(EXERCISE DETAILS) Read the entries below and pull out each line with the string "this".
--- BEGIN DATA LINES ---
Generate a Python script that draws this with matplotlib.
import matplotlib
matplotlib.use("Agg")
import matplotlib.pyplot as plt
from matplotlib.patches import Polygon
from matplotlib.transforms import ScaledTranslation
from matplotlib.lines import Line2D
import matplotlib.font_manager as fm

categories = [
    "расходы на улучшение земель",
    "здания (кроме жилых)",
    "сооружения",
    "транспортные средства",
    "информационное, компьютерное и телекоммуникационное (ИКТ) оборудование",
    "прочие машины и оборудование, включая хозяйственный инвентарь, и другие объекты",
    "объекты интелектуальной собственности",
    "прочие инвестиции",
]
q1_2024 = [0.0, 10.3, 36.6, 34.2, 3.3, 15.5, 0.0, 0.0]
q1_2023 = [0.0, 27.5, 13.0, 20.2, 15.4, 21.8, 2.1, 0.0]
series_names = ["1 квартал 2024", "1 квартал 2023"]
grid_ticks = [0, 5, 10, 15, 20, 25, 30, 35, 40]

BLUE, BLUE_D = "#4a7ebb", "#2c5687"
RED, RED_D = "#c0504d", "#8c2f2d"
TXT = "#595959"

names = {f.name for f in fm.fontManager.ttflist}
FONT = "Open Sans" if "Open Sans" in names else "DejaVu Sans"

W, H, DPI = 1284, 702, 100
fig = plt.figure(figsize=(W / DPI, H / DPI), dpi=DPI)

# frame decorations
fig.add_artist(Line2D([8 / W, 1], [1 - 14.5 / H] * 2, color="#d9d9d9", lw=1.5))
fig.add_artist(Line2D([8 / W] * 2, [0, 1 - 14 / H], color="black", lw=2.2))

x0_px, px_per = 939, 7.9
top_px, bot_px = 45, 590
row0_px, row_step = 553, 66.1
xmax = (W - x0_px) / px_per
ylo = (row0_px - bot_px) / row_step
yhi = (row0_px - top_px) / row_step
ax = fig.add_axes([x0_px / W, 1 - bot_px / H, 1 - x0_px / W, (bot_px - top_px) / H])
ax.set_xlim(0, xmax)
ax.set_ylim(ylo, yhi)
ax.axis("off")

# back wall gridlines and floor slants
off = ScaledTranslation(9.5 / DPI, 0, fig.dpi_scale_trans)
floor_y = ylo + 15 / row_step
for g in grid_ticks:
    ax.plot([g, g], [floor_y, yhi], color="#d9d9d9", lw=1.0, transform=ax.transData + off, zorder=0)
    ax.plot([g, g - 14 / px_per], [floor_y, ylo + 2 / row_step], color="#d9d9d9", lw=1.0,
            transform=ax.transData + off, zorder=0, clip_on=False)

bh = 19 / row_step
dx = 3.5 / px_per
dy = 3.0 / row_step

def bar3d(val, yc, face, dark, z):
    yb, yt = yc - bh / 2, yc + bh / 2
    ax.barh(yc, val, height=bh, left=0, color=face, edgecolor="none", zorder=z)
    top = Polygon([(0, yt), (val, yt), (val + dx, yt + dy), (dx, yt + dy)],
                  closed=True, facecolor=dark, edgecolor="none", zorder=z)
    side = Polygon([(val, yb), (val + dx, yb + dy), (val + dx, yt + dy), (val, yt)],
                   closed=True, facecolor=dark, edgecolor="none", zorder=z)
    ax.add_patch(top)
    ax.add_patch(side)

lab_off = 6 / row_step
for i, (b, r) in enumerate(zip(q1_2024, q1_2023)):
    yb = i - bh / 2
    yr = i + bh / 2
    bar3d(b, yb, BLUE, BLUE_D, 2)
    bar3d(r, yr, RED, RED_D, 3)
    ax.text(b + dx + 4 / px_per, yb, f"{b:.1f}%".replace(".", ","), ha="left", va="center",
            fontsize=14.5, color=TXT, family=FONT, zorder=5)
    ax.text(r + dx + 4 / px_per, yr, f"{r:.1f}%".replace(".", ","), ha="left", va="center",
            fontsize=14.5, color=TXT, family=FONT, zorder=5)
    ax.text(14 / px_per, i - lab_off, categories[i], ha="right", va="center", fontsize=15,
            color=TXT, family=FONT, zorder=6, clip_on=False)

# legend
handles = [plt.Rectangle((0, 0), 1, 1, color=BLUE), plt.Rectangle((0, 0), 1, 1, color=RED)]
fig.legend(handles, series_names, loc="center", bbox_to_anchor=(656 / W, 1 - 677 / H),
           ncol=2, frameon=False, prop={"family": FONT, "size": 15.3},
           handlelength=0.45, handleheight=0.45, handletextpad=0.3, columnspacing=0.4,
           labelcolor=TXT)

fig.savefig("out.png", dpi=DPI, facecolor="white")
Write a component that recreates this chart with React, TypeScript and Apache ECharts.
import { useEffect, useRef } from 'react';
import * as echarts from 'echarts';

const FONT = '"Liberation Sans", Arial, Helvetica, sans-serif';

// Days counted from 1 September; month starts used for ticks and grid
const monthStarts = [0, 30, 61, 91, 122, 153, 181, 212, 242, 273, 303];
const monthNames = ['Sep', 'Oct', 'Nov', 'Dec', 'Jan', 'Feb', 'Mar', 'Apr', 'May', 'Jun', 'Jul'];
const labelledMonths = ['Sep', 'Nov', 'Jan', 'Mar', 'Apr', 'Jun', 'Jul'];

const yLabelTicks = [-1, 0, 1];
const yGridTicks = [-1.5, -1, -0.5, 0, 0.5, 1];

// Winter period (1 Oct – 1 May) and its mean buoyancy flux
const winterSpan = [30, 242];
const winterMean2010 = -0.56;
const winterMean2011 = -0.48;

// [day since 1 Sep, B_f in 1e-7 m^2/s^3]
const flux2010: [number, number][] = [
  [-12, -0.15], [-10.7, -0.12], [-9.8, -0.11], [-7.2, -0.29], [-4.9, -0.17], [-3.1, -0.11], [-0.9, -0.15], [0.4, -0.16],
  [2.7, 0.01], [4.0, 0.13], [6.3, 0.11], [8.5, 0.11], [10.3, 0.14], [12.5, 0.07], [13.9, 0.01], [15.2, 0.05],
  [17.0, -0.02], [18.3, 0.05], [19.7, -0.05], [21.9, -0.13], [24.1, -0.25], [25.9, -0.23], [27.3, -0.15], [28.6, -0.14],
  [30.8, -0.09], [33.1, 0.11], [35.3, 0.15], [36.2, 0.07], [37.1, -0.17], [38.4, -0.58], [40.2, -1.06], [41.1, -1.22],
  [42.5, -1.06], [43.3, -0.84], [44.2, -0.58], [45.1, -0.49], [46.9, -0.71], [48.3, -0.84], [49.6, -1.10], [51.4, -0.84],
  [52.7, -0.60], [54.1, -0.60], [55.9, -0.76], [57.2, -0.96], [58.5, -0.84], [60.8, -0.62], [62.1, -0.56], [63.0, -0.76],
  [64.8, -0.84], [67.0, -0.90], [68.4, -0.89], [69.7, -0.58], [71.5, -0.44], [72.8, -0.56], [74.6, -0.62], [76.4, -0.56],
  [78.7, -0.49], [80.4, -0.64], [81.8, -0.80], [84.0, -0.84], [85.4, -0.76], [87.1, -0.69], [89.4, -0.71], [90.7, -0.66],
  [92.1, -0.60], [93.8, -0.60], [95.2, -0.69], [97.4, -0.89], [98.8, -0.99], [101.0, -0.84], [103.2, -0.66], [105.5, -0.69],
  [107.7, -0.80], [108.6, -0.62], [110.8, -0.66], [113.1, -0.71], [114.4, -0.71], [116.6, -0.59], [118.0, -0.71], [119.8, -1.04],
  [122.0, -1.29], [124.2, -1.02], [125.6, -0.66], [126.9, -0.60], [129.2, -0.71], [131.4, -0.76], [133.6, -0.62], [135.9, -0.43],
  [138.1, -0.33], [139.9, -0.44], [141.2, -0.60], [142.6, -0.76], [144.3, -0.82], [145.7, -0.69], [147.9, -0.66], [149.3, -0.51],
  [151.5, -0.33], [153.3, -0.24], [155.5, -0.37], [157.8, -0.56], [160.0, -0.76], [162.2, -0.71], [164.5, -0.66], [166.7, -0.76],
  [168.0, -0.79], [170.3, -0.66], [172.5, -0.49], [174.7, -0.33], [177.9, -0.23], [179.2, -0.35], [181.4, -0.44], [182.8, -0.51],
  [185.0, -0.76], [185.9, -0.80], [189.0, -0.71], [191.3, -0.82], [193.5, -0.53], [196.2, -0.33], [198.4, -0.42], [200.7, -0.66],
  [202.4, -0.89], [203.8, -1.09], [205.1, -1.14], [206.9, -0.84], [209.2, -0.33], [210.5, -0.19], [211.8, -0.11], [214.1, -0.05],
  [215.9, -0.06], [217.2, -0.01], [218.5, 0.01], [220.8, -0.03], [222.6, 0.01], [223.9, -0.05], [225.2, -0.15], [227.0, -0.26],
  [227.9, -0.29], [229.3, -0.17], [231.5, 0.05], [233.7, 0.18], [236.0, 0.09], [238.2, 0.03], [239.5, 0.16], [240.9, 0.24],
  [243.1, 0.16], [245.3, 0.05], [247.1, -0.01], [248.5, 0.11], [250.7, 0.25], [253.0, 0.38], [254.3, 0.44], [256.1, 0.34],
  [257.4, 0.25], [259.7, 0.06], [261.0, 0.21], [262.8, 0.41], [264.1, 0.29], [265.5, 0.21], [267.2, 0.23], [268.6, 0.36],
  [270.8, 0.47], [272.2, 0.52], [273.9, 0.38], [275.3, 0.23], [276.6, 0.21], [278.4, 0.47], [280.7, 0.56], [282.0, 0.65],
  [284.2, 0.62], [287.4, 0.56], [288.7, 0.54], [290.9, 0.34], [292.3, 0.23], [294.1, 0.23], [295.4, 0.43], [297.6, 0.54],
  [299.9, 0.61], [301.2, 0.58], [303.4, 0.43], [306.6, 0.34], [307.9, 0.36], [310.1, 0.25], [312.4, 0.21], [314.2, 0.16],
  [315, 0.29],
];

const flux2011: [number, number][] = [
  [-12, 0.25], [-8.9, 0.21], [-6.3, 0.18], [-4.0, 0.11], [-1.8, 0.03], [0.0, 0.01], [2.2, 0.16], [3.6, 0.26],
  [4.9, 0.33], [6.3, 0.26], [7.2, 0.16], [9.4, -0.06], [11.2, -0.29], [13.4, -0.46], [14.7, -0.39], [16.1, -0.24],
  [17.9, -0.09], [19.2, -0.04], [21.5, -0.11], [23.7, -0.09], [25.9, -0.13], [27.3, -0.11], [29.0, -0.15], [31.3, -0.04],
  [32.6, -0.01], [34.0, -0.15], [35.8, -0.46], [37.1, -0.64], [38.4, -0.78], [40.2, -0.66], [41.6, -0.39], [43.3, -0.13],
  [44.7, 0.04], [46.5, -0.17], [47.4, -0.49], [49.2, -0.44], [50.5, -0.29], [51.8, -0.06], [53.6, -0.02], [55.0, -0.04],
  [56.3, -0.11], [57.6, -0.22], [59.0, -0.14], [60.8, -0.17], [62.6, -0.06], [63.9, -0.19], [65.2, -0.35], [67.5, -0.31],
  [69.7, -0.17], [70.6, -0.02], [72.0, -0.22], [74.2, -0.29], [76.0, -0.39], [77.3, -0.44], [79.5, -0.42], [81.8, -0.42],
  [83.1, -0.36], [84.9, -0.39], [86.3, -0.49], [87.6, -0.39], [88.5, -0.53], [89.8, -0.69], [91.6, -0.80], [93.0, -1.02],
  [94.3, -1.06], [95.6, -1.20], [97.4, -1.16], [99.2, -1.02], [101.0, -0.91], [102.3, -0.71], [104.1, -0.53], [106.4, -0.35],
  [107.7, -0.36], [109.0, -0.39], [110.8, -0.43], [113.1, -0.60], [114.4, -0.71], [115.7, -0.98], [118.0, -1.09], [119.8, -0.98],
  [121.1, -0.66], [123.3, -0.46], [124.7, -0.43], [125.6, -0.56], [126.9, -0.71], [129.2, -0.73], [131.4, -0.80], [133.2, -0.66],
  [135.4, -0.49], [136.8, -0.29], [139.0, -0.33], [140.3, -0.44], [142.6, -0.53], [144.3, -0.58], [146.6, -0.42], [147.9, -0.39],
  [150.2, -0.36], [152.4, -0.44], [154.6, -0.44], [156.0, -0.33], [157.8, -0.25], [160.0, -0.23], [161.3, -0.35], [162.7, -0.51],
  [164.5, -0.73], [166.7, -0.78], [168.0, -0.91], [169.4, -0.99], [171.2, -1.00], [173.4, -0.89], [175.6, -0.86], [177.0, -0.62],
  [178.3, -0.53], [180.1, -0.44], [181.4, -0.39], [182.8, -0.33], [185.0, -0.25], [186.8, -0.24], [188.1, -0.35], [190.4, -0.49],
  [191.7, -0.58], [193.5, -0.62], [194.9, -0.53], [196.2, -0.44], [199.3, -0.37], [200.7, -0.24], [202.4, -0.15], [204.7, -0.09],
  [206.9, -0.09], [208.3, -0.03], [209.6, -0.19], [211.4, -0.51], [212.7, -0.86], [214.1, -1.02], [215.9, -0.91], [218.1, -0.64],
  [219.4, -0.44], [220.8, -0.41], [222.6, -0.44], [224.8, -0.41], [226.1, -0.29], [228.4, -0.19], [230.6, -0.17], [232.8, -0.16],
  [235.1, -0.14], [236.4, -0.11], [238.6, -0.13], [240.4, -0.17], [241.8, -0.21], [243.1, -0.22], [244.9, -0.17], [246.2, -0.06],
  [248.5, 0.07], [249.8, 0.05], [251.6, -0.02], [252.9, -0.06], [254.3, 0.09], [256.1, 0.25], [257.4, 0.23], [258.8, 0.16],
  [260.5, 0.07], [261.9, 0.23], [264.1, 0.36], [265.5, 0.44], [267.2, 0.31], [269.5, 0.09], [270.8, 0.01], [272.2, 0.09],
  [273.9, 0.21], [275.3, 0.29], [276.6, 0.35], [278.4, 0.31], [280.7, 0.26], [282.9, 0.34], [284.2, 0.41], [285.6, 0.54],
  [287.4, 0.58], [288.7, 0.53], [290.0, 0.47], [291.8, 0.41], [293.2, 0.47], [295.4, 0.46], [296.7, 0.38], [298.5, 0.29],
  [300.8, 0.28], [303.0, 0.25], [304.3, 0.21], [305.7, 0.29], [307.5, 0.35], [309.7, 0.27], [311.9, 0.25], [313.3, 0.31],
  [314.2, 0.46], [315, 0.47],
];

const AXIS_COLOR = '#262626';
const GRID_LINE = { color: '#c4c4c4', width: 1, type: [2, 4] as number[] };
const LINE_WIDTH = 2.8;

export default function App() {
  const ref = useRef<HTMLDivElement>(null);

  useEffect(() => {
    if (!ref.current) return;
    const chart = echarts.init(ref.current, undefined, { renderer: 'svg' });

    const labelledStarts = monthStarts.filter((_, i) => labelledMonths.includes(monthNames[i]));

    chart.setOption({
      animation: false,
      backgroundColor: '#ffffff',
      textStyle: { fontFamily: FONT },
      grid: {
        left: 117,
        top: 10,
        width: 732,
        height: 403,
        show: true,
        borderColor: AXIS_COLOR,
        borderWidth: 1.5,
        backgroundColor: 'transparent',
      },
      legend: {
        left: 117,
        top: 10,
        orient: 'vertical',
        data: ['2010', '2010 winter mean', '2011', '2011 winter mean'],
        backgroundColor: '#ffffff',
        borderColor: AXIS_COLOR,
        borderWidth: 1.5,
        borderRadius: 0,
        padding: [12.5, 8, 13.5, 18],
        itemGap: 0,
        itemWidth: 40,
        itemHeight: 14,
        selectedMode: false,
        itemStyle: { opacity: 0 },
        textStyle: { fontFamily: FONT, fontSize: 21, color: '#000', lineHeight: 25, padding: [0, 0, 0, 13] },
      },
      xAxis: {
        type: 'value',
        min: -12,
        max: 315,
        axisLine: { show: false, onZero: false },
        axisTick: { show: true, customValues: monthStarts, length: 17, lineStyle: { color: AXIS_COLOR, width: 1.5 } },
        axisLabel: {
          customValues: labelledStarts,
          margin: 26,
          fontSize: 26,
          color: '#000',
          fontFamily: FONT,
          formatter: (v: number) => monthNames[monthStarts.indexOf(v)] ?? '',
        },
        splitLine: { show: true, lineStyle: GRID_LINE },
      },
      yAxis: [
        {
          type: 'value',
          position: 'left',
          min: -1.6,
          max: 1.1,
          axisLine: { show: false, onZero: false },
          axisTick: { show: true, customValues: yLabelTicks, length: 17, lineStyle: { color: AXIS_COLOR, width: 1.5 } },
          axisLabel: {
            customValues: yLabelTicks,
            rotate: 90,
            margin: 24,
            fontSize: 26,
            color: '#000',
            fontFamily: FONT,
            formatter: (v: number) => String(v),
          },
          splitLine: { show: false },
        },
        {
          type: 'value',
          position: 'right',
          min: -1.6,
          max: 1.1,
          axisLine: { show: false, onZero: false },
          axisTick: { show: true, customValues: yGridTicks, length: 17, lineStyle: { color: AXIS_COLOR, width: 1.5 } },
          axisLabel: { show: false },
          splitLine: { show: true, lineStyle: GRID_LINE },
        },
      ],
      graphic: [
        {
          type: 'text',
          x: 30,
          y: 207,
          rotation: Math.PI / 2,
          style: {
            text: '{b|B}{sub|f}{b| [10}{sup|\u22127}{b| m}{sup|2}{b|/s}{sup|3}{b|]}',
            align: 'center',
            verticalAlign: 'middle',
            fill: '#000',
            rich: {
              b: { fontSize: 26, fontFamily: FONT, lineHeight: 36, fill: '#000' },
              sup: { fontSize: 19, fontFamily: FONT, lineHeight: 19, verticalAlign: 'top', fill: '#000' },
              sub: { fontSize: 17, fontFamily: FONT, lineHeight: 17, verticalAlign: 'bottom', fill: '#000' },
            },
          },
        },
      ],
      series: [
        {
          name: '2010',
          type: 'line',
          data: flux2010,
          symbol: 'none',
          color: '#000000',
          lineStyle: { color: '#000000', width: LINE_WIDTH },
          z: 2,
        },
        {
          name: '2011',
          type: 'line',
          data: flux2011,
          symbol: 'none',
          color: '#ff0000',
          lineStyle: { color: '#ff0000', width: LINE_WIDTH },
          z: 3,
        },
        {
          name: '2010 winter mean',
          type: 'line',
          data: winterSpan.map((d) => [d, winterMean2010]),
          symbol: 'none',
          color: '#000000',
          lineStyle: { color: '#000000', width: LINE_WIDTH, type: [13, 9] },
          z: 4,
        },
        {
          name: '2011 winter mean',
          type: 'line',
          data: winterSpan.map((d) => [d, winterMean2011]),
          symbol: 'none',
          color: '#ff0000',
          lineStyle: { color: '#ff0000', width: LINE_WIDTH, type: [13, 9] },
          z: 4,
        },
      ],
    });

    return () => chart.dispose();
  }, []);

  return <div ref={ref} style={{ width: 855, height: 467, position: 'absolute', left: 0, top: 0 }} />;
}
--- END DATA LINES ---
(FULL RESPONSE)
Generate a Python script that draws this with matplotlib.
Write a component that recreates this chart with React, TypeScript and Apache ECharts.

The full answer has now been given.